--- start of Data section ---

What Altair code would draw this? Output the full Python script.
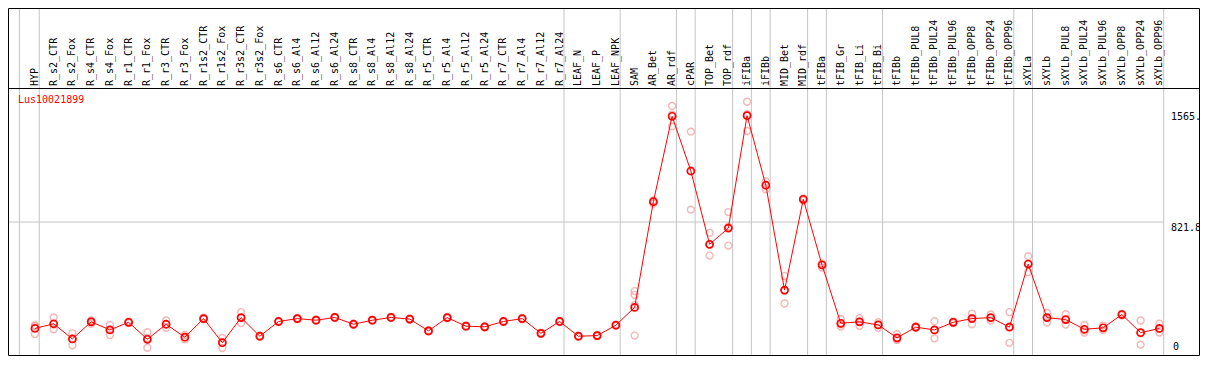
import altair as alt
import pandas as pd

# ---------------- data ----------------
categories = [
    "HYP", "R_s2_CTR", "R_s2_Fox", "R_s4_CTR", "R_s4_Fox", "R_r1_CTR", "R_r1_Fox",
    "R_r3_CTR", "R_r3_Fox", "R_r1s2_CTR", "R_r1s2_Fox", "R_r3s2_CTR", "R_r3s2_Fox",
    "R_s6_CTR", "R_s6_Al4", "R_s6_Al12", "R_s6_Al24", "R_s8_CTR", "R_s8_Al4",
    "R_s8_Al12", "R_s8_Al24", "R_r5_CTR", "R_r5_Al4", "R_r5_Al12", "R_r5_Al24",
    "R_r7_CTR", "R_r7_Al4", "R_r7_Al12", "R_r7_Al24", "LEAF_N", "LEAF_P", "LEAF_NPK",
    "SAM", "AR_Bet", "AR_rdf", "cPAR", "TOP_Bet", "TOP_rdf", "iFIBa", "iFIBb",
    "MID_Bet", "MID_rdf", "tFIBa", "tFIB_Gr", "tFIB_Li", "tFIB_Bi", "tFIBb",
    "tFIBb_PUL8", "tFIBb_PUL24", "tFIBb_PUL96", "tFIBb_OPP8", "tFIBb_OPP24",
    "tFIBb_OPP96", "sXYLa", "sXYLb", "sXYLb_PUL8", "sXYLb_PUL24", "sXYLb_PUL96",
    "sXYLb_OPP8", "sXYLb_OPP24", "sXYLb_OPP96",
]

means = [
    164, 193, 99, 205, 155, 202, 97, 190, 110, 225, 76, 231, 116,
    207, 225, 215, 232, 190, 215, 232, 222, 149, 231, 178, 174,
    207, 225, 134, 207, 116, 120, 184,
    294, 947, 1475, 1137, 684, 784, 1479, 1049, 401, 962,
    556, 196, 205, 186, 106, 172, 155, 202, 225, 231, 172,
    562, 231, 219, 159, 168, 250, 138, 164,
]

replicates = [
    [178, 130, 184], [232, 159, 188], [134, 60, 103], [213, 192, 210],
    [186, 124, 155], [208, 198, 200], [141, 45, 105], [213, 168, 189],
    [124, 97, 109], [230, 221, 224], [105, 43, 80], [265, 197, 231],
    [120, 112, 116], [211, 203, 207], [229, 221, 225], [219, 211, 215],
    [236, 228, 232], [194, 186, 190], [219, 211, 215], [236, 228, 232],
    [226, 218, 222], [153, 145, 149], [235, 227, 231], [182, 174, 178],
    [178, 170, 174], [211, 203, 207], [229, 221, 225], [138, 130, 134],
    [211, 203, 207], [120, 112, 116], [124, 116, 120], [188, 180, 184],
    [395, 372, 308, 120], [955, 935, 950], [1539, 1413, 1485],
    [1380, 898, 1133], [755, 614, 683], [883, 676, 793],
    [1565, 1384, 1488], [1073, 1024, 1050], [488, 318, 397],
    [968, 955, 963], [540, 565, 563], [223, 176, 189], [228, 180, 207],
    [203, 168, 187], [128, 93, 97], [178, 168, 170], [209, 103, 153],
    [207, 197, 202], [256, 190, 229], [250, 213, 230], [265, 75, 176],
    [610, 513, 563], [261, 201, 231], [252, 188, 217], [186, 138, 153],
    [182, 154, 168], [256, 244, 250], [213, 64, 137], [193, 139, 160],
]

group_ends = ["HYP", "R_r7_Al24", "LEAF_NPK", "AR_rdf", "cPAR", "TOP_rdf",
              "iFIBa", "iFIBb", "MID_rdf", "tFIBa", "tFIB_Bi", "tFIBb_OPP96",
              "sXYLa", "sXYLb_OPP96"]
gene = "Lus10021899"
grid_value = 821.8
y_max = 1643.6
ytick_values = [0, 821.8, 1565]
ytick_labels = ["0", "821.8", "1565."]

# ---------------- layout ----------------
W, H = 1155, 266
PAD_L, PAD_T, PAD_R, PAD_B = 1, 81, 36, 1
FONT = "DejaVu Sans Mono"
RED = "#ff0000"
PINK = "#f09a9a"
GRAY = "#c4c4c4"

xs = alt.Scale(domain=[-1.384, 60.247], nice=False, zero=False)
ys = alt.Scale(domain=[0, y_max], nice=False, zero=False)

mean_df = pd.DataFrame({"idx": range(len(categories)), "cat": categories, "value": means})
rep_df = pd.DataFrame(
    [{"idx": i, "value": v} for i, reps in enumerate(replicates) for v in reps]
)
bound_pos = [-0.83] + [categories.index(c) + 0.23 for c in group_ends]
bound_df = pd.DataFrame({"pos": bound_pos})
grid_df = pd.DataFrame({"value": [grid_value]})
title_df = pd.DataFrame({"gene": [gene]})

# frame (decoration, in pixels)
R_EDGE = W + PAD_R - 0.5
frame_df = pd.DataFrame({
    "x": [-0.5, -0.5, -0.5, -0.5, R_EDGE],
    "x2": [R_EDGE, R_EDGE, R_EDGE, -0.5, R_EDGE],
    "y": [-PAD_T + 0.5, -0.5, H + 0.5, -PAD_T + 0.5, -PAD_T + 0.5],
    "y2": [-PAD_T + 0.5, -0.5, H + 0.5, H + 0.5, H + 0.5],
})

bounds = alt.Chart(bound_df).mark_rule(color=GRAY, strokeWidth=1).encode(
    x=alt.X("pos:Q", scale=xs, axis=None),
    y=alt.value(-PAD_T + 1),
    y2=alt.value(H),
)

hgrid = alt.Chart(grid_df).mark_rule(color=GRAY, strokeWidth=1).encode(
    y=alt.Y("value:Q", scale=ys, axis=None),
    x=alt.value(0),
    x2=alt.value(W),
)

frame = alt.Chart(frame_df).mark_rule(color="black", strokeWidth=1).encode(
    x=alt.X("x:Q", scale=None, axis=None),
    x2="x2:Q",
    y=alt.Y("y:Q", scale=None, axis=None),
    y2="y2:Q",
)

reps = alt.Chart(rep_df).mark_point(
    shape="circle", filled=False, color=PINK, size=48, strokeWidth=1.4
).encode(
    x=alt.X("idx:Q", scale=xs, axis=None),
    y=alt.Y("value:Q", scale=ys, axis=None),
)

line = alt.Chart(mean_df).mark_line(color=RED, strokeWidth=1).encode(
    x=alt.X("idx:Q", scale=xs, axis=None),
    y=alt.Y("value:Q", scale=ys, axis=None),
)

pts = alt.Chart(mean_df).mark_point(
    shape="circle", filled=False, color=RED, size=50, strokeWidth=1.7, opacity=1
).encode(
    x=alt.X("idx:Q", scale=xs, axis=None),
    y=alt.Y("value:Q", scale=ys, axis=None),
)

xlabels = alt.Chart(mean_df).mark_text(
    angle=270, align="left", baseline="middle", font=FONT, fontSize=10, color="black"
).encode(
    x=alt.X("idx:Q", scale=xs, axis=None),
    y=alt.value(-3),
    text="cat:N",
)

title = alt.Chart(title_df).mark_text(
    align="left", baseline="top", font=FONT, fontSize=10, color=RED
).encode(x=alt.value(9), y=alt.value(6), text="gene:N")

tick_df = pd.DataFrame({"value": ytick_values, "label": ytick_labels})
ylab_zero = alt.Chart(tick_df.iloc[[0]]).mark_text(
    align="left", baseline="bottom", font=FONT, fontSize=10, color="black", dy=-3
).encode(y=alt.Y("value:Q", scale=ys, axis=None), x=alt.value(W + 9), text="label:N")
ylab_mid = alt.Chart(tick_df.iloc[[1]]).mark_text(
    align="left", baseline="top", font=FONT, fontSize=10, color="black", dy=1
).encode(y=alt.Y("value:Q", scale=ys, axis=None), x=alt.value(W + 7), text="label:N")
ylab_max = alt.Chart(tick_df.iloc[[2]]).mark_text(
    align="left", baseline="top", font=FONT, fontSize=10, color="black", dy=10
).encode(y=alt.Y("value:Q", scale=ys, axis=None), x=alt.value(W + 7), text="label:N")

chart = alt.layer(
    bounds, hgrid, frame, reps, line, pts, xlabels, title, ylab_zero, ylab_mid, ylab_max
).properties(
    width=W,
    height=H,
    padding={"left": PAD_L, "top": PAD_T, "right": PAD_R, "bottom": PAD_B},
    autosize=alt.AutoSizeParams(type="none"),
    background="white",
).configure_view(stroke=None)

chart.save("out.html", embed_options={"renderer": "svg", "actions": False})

--- end of Data section ---

» Instructions for the task: Transcribe exactly, with no pictures, the lines running from the first line of the material through the line holding "import pandas as pd".

» Exercise response:
What Altair code would draw this? Output the full Python script.
import altair as alt
import pandas as pd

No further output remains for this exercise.